Fed Chairman Ben Bernanke has now called on banks to forgive portions of the principal owed by struggling subprime borrowers, which suggests that a major intervention may be coming. As between jawboning (the Republican inclination) and a bailout (the Democrats’ leaning), I’ll take jawboning any day. But the third option, amending the bankruptcy laws to allow borrowers to reduce their mortgages, is, in my view, much superior to either, as I argued in a post last week.
Rather than repeat those arguments, I’ll simply add two additional points.
First, if he’s looking for evidence that loan forgiveness sometimes makes everyone better off, Bernanke need look no further than his colleagues on the Federal Reserve. A decade ago, current Fed Governor (then a professor at the University of Chicago) Randy Kroszner examined a 1935 Supreme Court decision upholding Roosevelt administration legislation that abrogated the so-called gold clauses in corporate bonds. These clauses required corporate borrowers to repay their obligations in gold, a crippling obligation in a time of Depression. Roosevelt’s abrogation of the provisions effectively reduced the amount of the corporate debtor’s payment obligations. It’s no surprise that this helped corporate borrowers; but it also turned out to help the lenders (the investors who held the bonds). In a careful empirical study (“Is it Better to Forgive than Receive?”), Kroszner found that the value of the bonds actually went up, not down, when the gold clause abrocation was upheld, almost certainly because this made it less likely that the borrowers would default. Reducing the principal owed by subprime borrowers would quite likely have a similar win-win effect to day.
Second, while Senator Durbin’s proposed bankruptcy reform is the best way to achieve partial loan forgiveness, it is seriously incomplete. Under the proposal, a borrower would need to file for Chapter 13, the chapter that requires a debtor to repay a portion of what she owes during the three to five year period after bankruptcy. If a debtor owes $100 to its ordinary creditors, for instance, she may agree to pay them a total of $70 under her repayment plan.
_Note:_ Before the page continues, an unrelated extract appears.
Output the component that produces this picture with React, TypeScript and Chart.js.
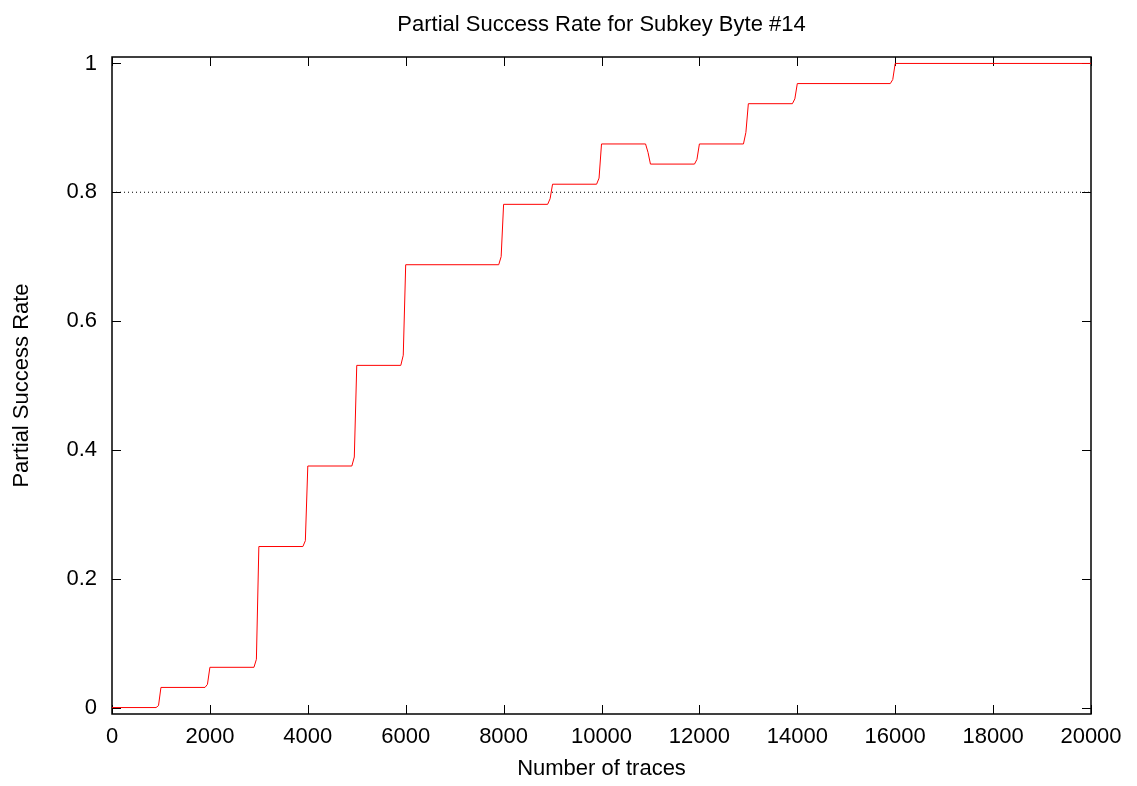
import { useEffect, useRef } from "react";
import { Chart, registerables } from "chart.js";

Chart.register(...registerables);

// Number of traces at which the success rate was evaluated
const traces = [
  0, 900, 950, 1000,
  1900, 1950, 2000,
  2900, 2950, 3000,
  3900, 3950, 4000,
  4900, 4950, 5000,
  5900, 5950, 6000,
  7900, 7950, 8000,
  8900, 8950, 9000,
  9900, 9950, 10000,
  10900, 10950, 11000,
  11900, 11950, 12000,
  12900, 12950, 13000,
  13900, 13950, 14000,
  15900, 15950, 16000,
  20000,
];

// Partial success rate for subkey byte #14
const successRate = [
  0, 0, 0.003, 0.03125,
  0.03125, 0.036, 0.0625,
  0.0625, 0.075, 0.25,
  0.25, 0.259, 0.375,
  0.375, 0.389, 0.53125,
  0.53125, 0.547, 0.6875,
  0.6875, 0.7, 0.78125,
  0.78125, 0.79, 0.8125,
  0.8125, 0.822, 0.875,
  0.875, 0.862, 0.84375,
  0.84375, 0.851, 0.875,
  0.875, 0.893, 0.9375,
  0.9375, 0.945, 0.96875,
  0.96875, 0.975, 1,
  1,
];

// Reference level
const thresholdTraces = [0, 20000];
const thresholdRate = [0.8, 0.8];

const xTicks = [0, 2000, 4000, 6000, 8000, 10000, 12000, 14000, 16000, 18000, 20000];
const xTickLabels = ["0", "2000", "4000", "6000", "8000", "10000", "12000", "14000", "16000", "18000", "20000"];
const yTicks = [0, 0.2, 0.4, 0.6, 0.8, 1];
const yTickLabels = ["0", "0.2", "0.4", "0.6", "0.8", "1"];

const FONT_FAMILY = "'Liberation Sans', Arial, Helvetica, sans-serif";
const FONT_SIZE = 22;
const TICK_LEN = 9;

// Draws the boxed frame with inward tick marks on all four sides
const framePlugin = {
  id: "frameTicks",
  beforeDatasetsDraw(chart: any) {
    const { ctx, chartArea: a, scales } = chart;
    ctx.save();
    ctx.strokeStyle = "#000";
    ctx.lineWidth = 1;
    ctx.beginPath();
    for (const v of xTicks) {
      const px = Math.round(scales.x.getPixelForValue(v)) + 0.5;
      ctx.moveTo(px, a.bottom);
      ctx.lineTo(px, a.bottom - TICK_LEN);
      ctx.moveTo(px, a.top);
      ctx.lineTo(px, a.top + TICK_LEN);
    }
    for (const v of yTicks) {
      const py = Math.round(scales.y.getPixelForValue(v)) + 0.5;
      ctx.moveTo(a.left, py);
      ctx.lineTo(a.left + TICK_LEN, py);
      ctx.moveTo(a.right, py);
      ctx.lineTo(a.right - TICK_LEN, py);
    }
    ctx.stroke();
    ctx.lineWidth = 1.5;
    ctx.strokeRect(a.left, a.top, a.right - a.left, a.bottom - a.top);
    ctx.restore();
  },
};

export default function App() {
  const canvasRef = useRef<HTMLCanvasElement | null>(null);

  useEffect(() => {
    const canvas = canvasRef.current;
    if (!canvas) return;
    const font = { family: FONT_FAMILY, size: FONT_SIZE, weight: "normal" as const };

    const chart = new Chart(canvas, {
      type: "line",
      data: {
        datasets: [
          {
            data: traces.map((t, i) => ({ x: t, y: successRate[i] })),
            borderColor: "#ff0000",
            borderWidth: 1,
            pointRadius: 0,
            tension: 0,
            fill: false,
          },
          {
            data: thresholdTraces.map((t, i) => ({ x: t, y: thresholdRate[i] })),
            borderColor: "#000000",
            borderWidth: 1,
            borderDash: [1, 3],
            pointRadius: 0,
            tension: 0,
            fill: false,
          },
        ],
      },
      options: {
        responsive: false,
        animation: false,
        devicePixelRatio: 1,
        layout: { padding: { left: 0, right: 46, top: 0, bottom: 0 } },
        plugins: {
          legend: { display: false },
          tooltip: { enabled: false },
          title: {
            display: true,
            fullSize: false,
            text: "Partial Success Rate for Subkey Byte #14",
            color: "#000",
            font,
            padding: { top: 12, bottom: 18.6 },
          },
        },
        scales: {
          x: {
            type: "linear",
            min: 0,
            max: 20000,
            afterBuildTicks: (s: any) => {
              s.ticks = xTicks.map((v) => ({ value: v }));
            },
            afterFit: (s: any) => {
              s.height = 72;
            },
            grid: { display: false, drawTicks: false },
            border: { display: false },
            ticks: {
              autoSkip: false,
              maxRotation: 0,
              color: "#000",
              font,
              padding: 10,
              callback: (_v: any, i: number) => xTickLabels[i],
            },
            title: {
              display: true,
              text: "Number of traces",
              color: "#000",
              font,
              padding: { top: 4, bottom: 4 },
            },
          },
          y: {
            type: "linear",
            min: -0.01,
            max: 1.01,
            afterBuildTicks: (s: any) => {
              s.ticks = yTicks.map((v) => ({ value: v }));
            },
            afterFit: (s: any) => {
              s.width = 112;
            },
            grid: { display: false, drawTicks: false },
            border: { display: false },
            ticks: {
              autoSkip: false,
              color: "#000",
              font,
              padding: 15,
              callback: (_v: any, i: number) => yTickLabels[i],
            },
            title: {
              display: true,
              text: "Partial Success Rate",
              color: "#000",
              font,
              padding: { top: 9, bottom: 9 },
            },
          },
        },
      },
      plugins: [framePlugin],
    });

    return () => chart.destroy();
  }, []);

  return (
    <div style={{ position: "fixed", left: 0, top: 0, width: 1137, height: 786, background: "#fff" }}>
      <canvas ref={canvasRef} width={1137} height={786} style={{ display: "block" }} />
    </div>
  );
}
If a corporate debtor agrees to a similar plan (in Chapter 11), its obligations are reduced to the agreed upon amount, $70. In bankruptcy lingo, the other $30 is “discharged.” But, for reasons that have never been clear to me, a consumer debtor in Chapter 13 does not receive the reduction in payment (the “discharge”) until after she makes all of the payments required by the Chapter 13 plan. If she fails to complete the plan– as unfortunately is the case roughly two-thirds of the time– her original obligations spring back to life, vampire-like. She once again owes the entire $100, less whatever amounts she has actually paid.
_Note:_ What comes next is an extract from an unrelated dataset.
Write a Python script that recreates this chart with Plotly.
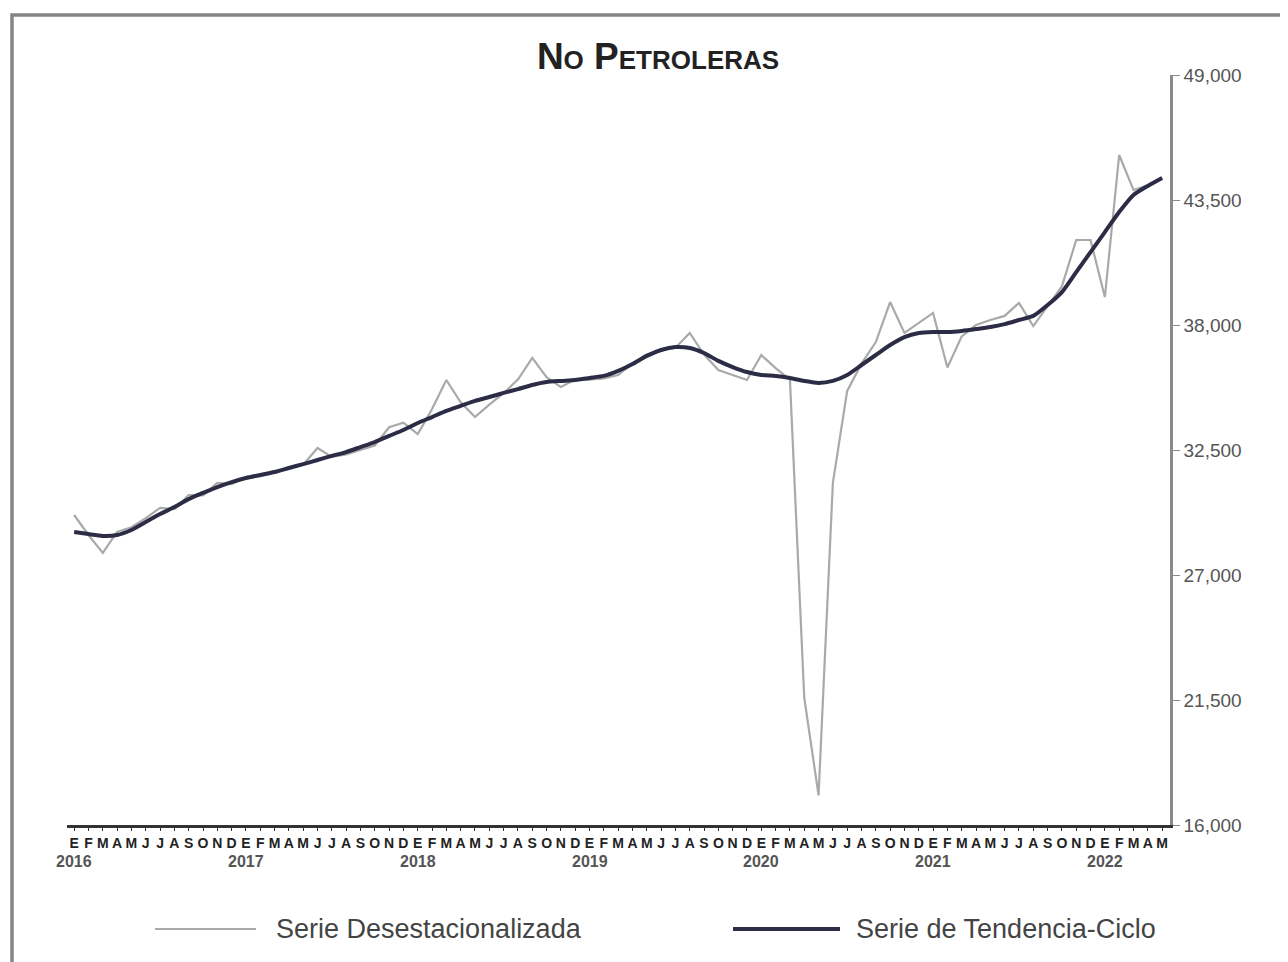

This problem is easily fixed: in addition to passing the Durbin proposal, Congress could adjust Chapter 13 as a whole to make the debtor’s discharge effective as of the date the court approves a debtor’s repayment plan. Otherwise, many subprime debtors could end up losing the relief they thought they had.
Several commenters on my previous post have noted that permitting borrowers to reduce their mortgage obligations in bankruptcy could lead to a modest increase in the cost of credit for future borrowers. True, but the reform would also encourage lenders to be more careful, and it’s a small price to pay to address a crisis that seems to be getting uglier by the day.